Demand Phenomenon - Inflation

If we assume that borrowers of U.S. debt expect a given real return, then an increase in expected inflation will increase the normal interest rate (the nominal yield = real yield + inflation). Inflation also explains why short-term rates move more rapidly than long-term rates. When the Fed raises short-term rates, long-term rates should increase to reflect the expectation of higher future short-term rates; however, this increase is mitigated by lower inflation expectations as higher short-term rates also should predict lower inflation (as the Fed sells/supplies more short-term Treasuries, it collects money, and “tightens” the money supply).

Fundamental Economics

The factors that create demand for Treasuries include economic growth, competitive currencies, and hedging opportunities. Just remember: anything that increases the demand for long-term Treasury bonds puts downward pressure on interest rates (higher demand = higher price = lower yield or interest rates) and less demand for bonds tends to put upward pressure on interest rates. A stronger U.S. economy tends to make corporate (private) debt more attractive than government debt, decreasing demand for U.S. debt and raising rates. A weaker economy, on the other hand, promotes a “flight to quality,” increasing the demand for Treasuries, which creates lower yields. It is sometimes assumed that a strong economy will automatically prompt the Fed to raise short-term rates, but not necessarily. Only when growth translates or “overheats” into higher prices is the Fed likely to raise rates.
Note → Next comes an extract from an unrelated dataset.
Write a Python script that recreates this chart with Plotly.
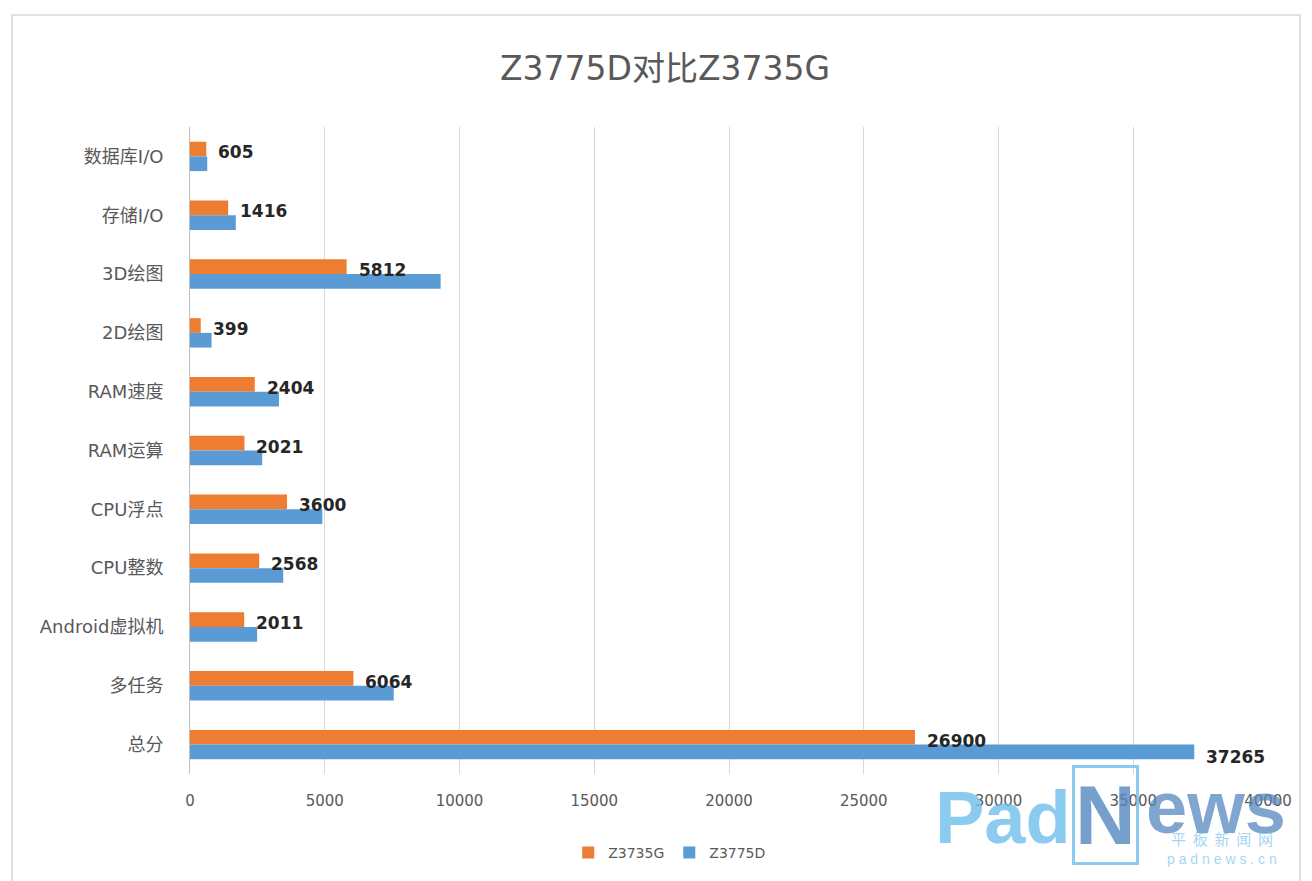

Conclusion for Series 1, 2, 3, and 4

We have covered some of the key traditional factors associated with interest rate movements. On the supply side, monetary policy determines how much government debt and money are supplied into the economy. On the demand side, inflation expectations are the key factor. However, we have also discussed other important influences on interest rates, including: fiscal policy (that is, how much does the government need to borrow?) and other demand-related factors such as economic growth and competitive currencies. We've suggested these other factors are constantly shifting, but two important questions to ask are: “Does fiscal policy create too much supply?” and “Will the demand for U.S. denominated debt keep pace in the global market?”

There have been entire volumes of textbooks written on interest rates, this report just scratches the surface. Futures trading is one of those fields where everyone has a different theory on what works and what doesn't. If we can leave you with one last tip, it is to back test whatever strategy you decide to pursue. Back testing means looking back at several years' worth of charts to see how a particular futures contract reacts. Different futures markets do different.